But it is especially since the enunciation of the gospel that the intellectual and moral dignity of woman has been elevated, and that Christian women have taken so noble a place in human society. What I demand is, that absurd prejudices, coarse names, and worn-out jests should not drag them down from the exalted rank assigned to them by the gospel into frivolity and materialism.

Let me be clearly understood. I desire, above all, not femmes savantes, but, for the sake of husbands, children, and households, intelligent, attentive, and judicious women, well-instructed in all things necessary and useful for them to know as mothers, heads of households, and women of the world; never disdainful of practical duties, but knowing how to occupy not only their fingers, but their minds, understanding the cultivation of the whole soul. And I add that we ought to dread as disastrous evils those frivolous, giddy, self-indulgent women who, in idleness, ignorance, and dissipation, seek for pleasure and amusement; who are hostile to exertion and to almost every duty, incapable of study or of continuous mental effort, and therefore unfitted to exercise any important influence over the education of their children, or over the affairs of their household or of their husbands.

III.

On these conditions I willingly resign the name of learned woman, claiming it for no one. And yet before laying it aside, I would remark that ages more Christian than our own were far from disdaining it. The disciple and biographer of the illustrious St. Boniface plainly tells us that St. Boniface loved St. Lioba for her solid erudition, eruditionis sapientia. This admirable virgin, in whom the light of the Holy Ghost enhanced an enlightenment laboriously acquired from study, united to purity and humility (those virtues which preserve all things in a heart) a knowledge of theology and canon law that became one of the glories of the new-born German church. And, moreover, St. Boniface, far from despising his spiritual daughter's efforts to rise to intellectual pursuits, sometimes robbed the apostolate of hours which he deemed well spent in correcting the literary compositions and Latin verses of Lioba, and in answering her in a similar style; poetic messages carried across seas by confessors and martyrs.

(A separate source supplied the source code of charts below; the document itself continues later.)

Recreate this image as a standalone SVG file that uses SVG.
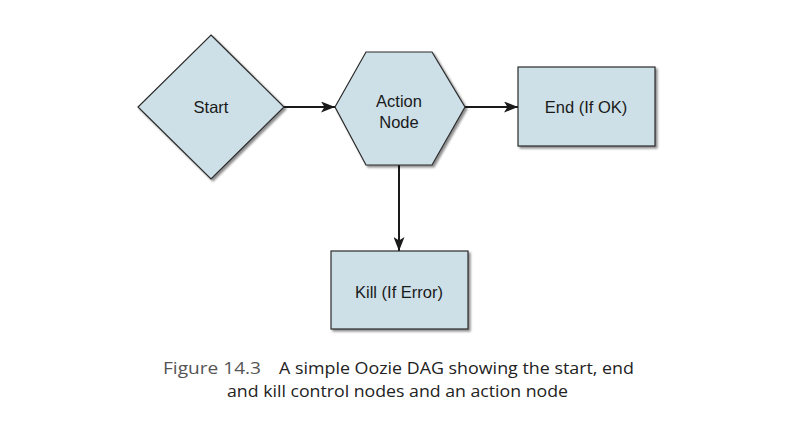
<svg xmlns="http://www.w3.org/2000/svg" width="806" height="442" viewBox="0 0 806 442">
<defs>
<filter id="sh" x="-10%" y="-10%" width="130%" height="130%">
<feDropShadow dx="2" dy="2" stdDeviation="1.2" flood-color="#000" flood-opacity="0.45"/>
</filter>
<marker id="arr" viewBox="0 0 14 11" refX="14" refY="5.5" markerWidth="14" markerHeight="11" markerUnits="userSpaceOnUse" orient="auto">
<path d="M0,0 L14,5.5 L0,11 L3.5,5.5 Z" fill="#1a1a1a"/>
</marker>
<style>
.n{fill:#cddfe7;stroke:#2b2b2b;stroke-width:1.2;filter:url(#sh)}
.t{font-family:"Liberation Sans",Arial,sans-serif;font-size:16.5px;fill:#1a1a1a;text-anchor:middle}
.c{stroke:#1a1a1a;stroke-width:2;fill:none;marker-end:url(#arr)}
.cap{font-family:"Open Sans","DejaVu Sans",sans-serif;font-size:17px;fill:#222}
</style>
</defs>
<rect width="806" height="442" fill="#fff"/>
<g id="connectors">
<line class="c" x1="284" y1="107" x2="335" y2="107"/>
<line class="c" x1="465" y1="107" x2="518" y2="107"/>
<line class="c" x1="399" y1="165" x2="399" y2="251"/>
</g>
<g id="start">
<polygon class="n" points="211,35 284,107 211,179 138,107"/>
<text class="t" x="211" y="113">Start</text>
</g>
<g id="action">
<polygon class="n" points="366,52 432,52 465,107 432,165 366,165 335,107"/>
<text class="t" x="399" y="107">Action</text>
<text class="t" x="399" y="128">Node</text>
</g>
<g id="end">
<rect class="n" x="518" y="67" width="137" height="79"/>
<text class="t" x="586" y="113">End (If OK)</text>
</g>
<g id="kill">
<rect class="n" x="331" y="251" width="137" height="78"/>
<text class="t" x="399" y="298">Kill (If Error)</text>
</g>
<g id="caption">
<text class="cap" y="374"><tspan x="163" fill="#555" textLength="98" lengthAdjust="spacingAndGlyphs">Figure 14.3</tspan><tspan x="279" textLength="355" lengthAdjust="spacingAndGlyphs">A simple Oozie DAG showing the start, end</tspan></text>
<text class="cap" x="227" y="397" textLength="341" lengthAdjust="spacingAndGlyphs">and kill control nodes and an action node</text>
</g>
</svg>
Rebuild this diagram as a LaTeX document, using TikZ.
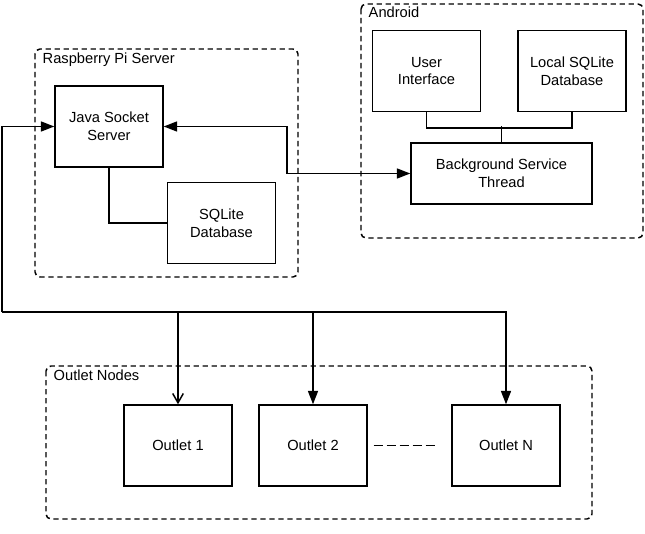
\documentclass[tikz,border=0pt]{standalone}
\usepackage{fontspec}
\setmainfont{Liberation Sans}
\usetikzlibrary{arrows.meta}

\begin{document}
\begin{tikzpicture}[x=0.75pt,y=-0.75pt,line width=1.1pt,
    box/.style={draw,minimum width=81pt,minimum height=60.75pt,align=center,
      font=\fontsize{11}{13.3}\selectfont},
    group/.style={draw,dash pattern=on 4pt off 2.75pt,rounded corners=3.75pt},
    grouplabel/.style={anchor=base west,inner sep=0pt,font=\fontsize{11}{13.3}\selectfont},
    arr/.style={-{Triangle[length=10pt,width=7.5pt]}},
    twoway/.style={{Triangle[length=10pt,width=7.5pt]}-{Triangle[length=10pt,width=7.5pt]}},
    barb/.style={-{Straight Barb[length=7pt,width=8pt]}}]
        \useasboundingbox (0,0) rectangle (645,534) ;
        % groups
        \draw[group] (35,49) rectangle (298,277) ;
        \node[grouplabel] (rpilabel) at (42,64) {Raspberry Pi Server} ;
        \draw[group] (361,4) rectangle (643,238) ;
        \node[grouplabel] (androidlabel) at (368,18) {Android} ;
        \draw[group] (46,366) rectangle (592,519) ;
        \node[grouplabel] (outletlabel) at (53,380) {Outlet Nodes} ;
        % server
        \node[box] (jss) at (109,126.5) {Java Socket\\Server} ;
        \node[box] (sqlite) at (221.5,223) {SQLite\\Database} ;
        \draw (jss.south) |- (sqlite.west) ;
        % android
        \node[box] (ui) at (426.5,71) {User\\Interface} ;
        \node[box] (localdb) at (572,71) {Local SQLite\\Database} ;
        \node[box,minimum width=135.75pt,minimum height=45.75pt] (bst) at (501.5,173.5)
        {Background Service\\Thread} ;
        \draw (ui.south) -- ++(0,16) -| (localdb.south) ;
        \draw (bst.north) -- ++(0,-16) ;
        \coordinate (link) at (287,150) ;
        \draw[twoway] (jss.east) -| (link) |- (bst.west) ;
        % outlets
        \node[box] (o1) at (178,445.5) {Outlet 1} ;
        \node[box] (o2) at (313,445.5) {Outlet 2} ;
        \node[box] (on) at (506,445.5) {Outlet N} ;
        \draw[dash pattern=on 6.75pt off 3pt] ([xshift=4.5pt]o2.east) -- ([xshift=-9.75pt]on.west) ;
        \coordinate (bus) at (2,312) ;
        \draw[arr] (bus) |- (jss.west) ;
        \draw[arr] (bus) -| (on.north) ;
        \draw[barb] (o1.north |- bus) -- (o1.north) ;
        \draw[arr] (o2.north |- bus) -- (o2.north) ;
\end{tikzpicture}
\end{document}
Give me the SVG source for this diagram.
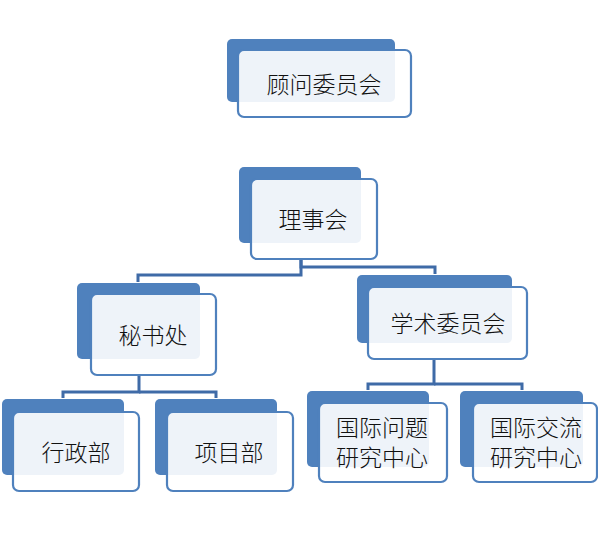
<svg xmlns="http://www.w3.org/2000/svg" width="598" height="542" viewBox="0 0 598 542">
<style>
.back{fill:#4F81BD}
.front{fill:#FFFFFF;fill-opacity:0.9;stroke:#4F81BD;stroke-width:2.2}
.lbl{font-family:"Noto Sans CJK SC","Noto Sans CJK JP",sans-serif;font-size:23px;font-weight:300;fill:#111;text-anchor:middle;dominant-baseline:central}
.conn{fill:none;stroke:#3F6BA7;stroke-width:3}
</style>
<rect width="598" height="542" fill="#FFFFFF"/>
<g id="connectors">
<polyline class="conn" points="301,259 301,267 435,267 435,274"/>
<polyline class="conn" points="301,259 301,275 138,275 138,282"/>
<polyline class="conn" points="139,375 139,392 63,392 63,398"/>
<polyline class="conn" points="139,392 216,392 216,398"/>
<polyline class="conn" points="434,359 434,384 368,384 368,390"/>
<polyline class="conn" points="434,384 522,384 522,390"/>
</g>
<g id="n-advisory">
<rect class="back" x="227" y="39" width="168" height="63" rx="5"/>
<rect class="front" x="238" y="50" width="173" height="67" rx="6"/>
<text class="lbl" x="324" y="83">顾问委员会</text>
</g>
<g id="n-council">
<rect class="back" x="239" y="167" width="122" height="76" rx="5"/>
<rect class="front" x="251" y="179" width="126" height="80" rx="6"/>
<text class="lbl" x="313" y="218">理事会</text>
</g>
<g id="n-secretariat">
<rect class="back" x="77" y="283" width="123" height="76" rx="5"/>
<rect class="front" x="91" y="294" width="125" height="81" rx="6"/>
<text class="lbl" x="153" y="334">秘书处</text>
</g>
<g id="n-academic">
<rect class="back" x="357" y="275" width="155" height="68" rx="5"/>
<rect class="front" x="368" y="287" width="159" height="72" rx="6"/>
<text class="lbl" x="448" y="322">学术委员会</text>
</g>
<g id="n-admin">
<rect class="back" x="2" y="399" width="122" height="76" rx="5"/>
<rect class="front" x="13" y="412" width="126" height="79" rx="6"/>
<text class="lbl" x="76" y="451">行政部</text>
</g>
<g id="n-project">
<rect class="back" x="155" y="399" width="122" height="76" rx="5"/>
<rect class="front" x="167" y="412" width="126" height="79" rx="6"/>
<text class="lbl" x="229" y="451">项目部</text>
</g>
<g id="n-intl-issues">
<rect class="back" x="307" y="391" width="122" height="76" rx="5"/>
<rect class="front" x="319" y="403" width="128" height="79" rx="6"/>
<text class="lbl" x="382" y="426">国际问题</text>
<text class="lbl" x="382" y="456">研究中心</text>
</g>
<g id="n-intl-exchange">
<rect class="back" x="460" y="391" width="123" height="76" rx="5"/>
<rect class="front" x="473" y="403" width="124" height="79" rx="6"/>
<text class="lbl" x="536" y="426">国际交流</text>
<text class="lbl" x="536" y="456">研究中心</text>
</g>
</svg>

And if, going back to earlier ages, we closely examine the records of history, we find that, after the establishment of Christianity, feminine names are constantly met with on the literary monuments most revered by posterity; as, for instance, the celebrated Hypatia, who had Clement of Alexandria for a disciple; the illustrious St. Catharine, teacher of Christian philosophy; and, again, St. Perpetua, who wrote the acts of her own martyrdom and recorded the glory of her companions.

When peace was restored to the church, and the age of doctors commenced, succeeding the age of martyrs, who were more celebrated for the gravity of their minds and the extent of their knowledge than the Paulas, the Marcellas, Melanias, and Eustochiums, with many other saints and noble Christian women? Remember St. Marcella, in whom St. Jerome found so powerful an auxiliary against heresy; and St. Paula, who inspired St. Jerome to undertake his noblest and most important works, the Latin translation of the Bible from the Hebrew text, and a complete series of commentaries upon the prophets.

Nothing is finer than St. Paula's letter to St. Marcella. There we see all that Marcella had done to elevate the souls and the intelligence of women and maidens who called her their mother; there we comprehend the intelligence and the eloquence of St. Paula. [Footnote 2]

[Footnote 2: We read with great interest in The History of St. Paula, just published by M. l'Abbé F. Lagrange, those chapters devoted to the studies in Holy Scripture of Roman ladies in St. Jerome's school, and to those of St. Paula made at Bethlehem, under the direction of the same saint.]

Who does not know what Theresa was in the following century to St. Paulinus, whose reputation is as much the glory of Aquitaine as the name of Ausonius? Who does not know that Elpicia (the wife of Boëthius) composed hymns adopted by the Roman liturgy?